Inside, the freshened-up cabin uses better plastics and finer graining than it did in earlier years. A simple, functional dashboard serves occupants well, with climate controls just below audio controls, and an enlarged seven-inch touchscreen display for the audio system on all but the base model.

The Kia Sorento carries over two engines from the previous model. A 185-horsepower 2.4-liter four-cylinder is the base powertrain, and a 290-hp 3.3-liter V-6 sits at the top of the line. But for 2016, Kia added a new turbocharged 2.0-liter four making 240 hp. All three are paired to a six-speed automatic transmission and can be ordered with front- or all-wheel drive. We preferred the 2.0T model for its perky feel in most types of driving, even if its off-the-line acceleration wasn't the fastest of the three.

From the driver's seat, the latest Sorento responds and performs much better than its predecessor. The steering tracks better on center, the suspension provides a firm, composed ride, and the stiffer body structure gives a heftier, more confident feel and a vault-like German ride. Fuel economy is about par for the class, with the highest at 24 mpg combined for the 2.4-liter with front-wheel drive, down to 19 mpg for a fully-loaded AWD with the V-6.

The Honda CR-V has just a single powertrain, with middling straight-line performance. The 2.4-liter four-cylinder has direct injection and is paired with a continuously variable transmission (CVT) for very good fuel economy--up to 33 miles per gallon highway. Front-wheel drive is standard, with all-wheel drive as an option. It's not particularly fast, nor is it remotely sporty, but that's seemingly fine with hundreds of thousands of buyers a year.

The Honda's handling, too, is only average, but that hasn't held the CR-V back. The suspension prioritizes a softer ride over crisper responses, and the steering is predictable and unaggressive. It's even-handed, even slightly bland--and the optional all-wheel-drive system is more for all-weather reassurance than any kind of trail duty, as you might find with the systems in the Subaru Forester or the Jeep Renegade.

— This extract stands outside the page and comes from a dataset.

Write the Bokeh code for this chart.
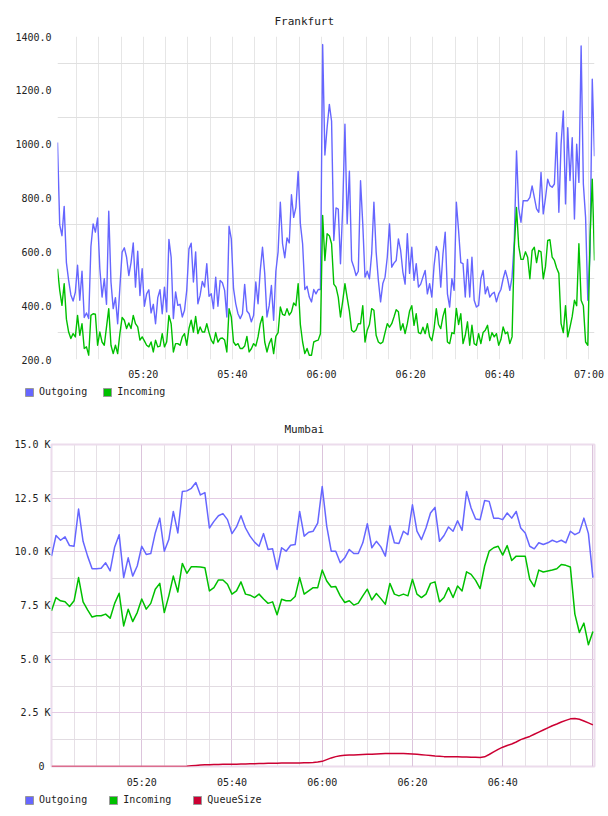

The Sorento wins the comfort and utility race by a slim margin. The Sorento's driver’s seat now has extendable thigh bolsters—definitely of use to taller drivers. Second-row space is essentially the same for two- and three-row versions, although two-row models include an underseat storage system.. Adults will find the third row too short and hard to be comfortable over a long day—although it's just fine for a quick dinner outing with those under 5’10”.

The CR-V designers put their best and highest efforts into space and utility, providing excellent interior space combined with impressive back-seat comfort and good ride comfort in general. The rear has one of the most clever folding seats in its class, with the pull of a strap tumbling the lower cushion forward into the footwell, angling the headrest forward, and flipping the rear seatback forward, leaving a completely flat load floor with a low cargo liftover height of just 24 inches.

Both the 2016 Sorento and the 2016 CR-V earn five stars overall from the NHTSA, with five stars overall. The IIHS dubs the CR-V a Top Safety Pick+, indicating not only good test performance but also a full array of standard and optional active-safety systems. But while the IIHS rates the Sorento "good" on every test, and awards it a Top Safety Pick designation, the Kia misses out on the "+" addendum due to a less capable forward-collision warning system.

Both the CR-V and Sorento offer lots of interior space, good safety scores, and a suitable set of features for family-hauling duty. But the Sorento wins our comparison for its superior performance and a higher-quality interior.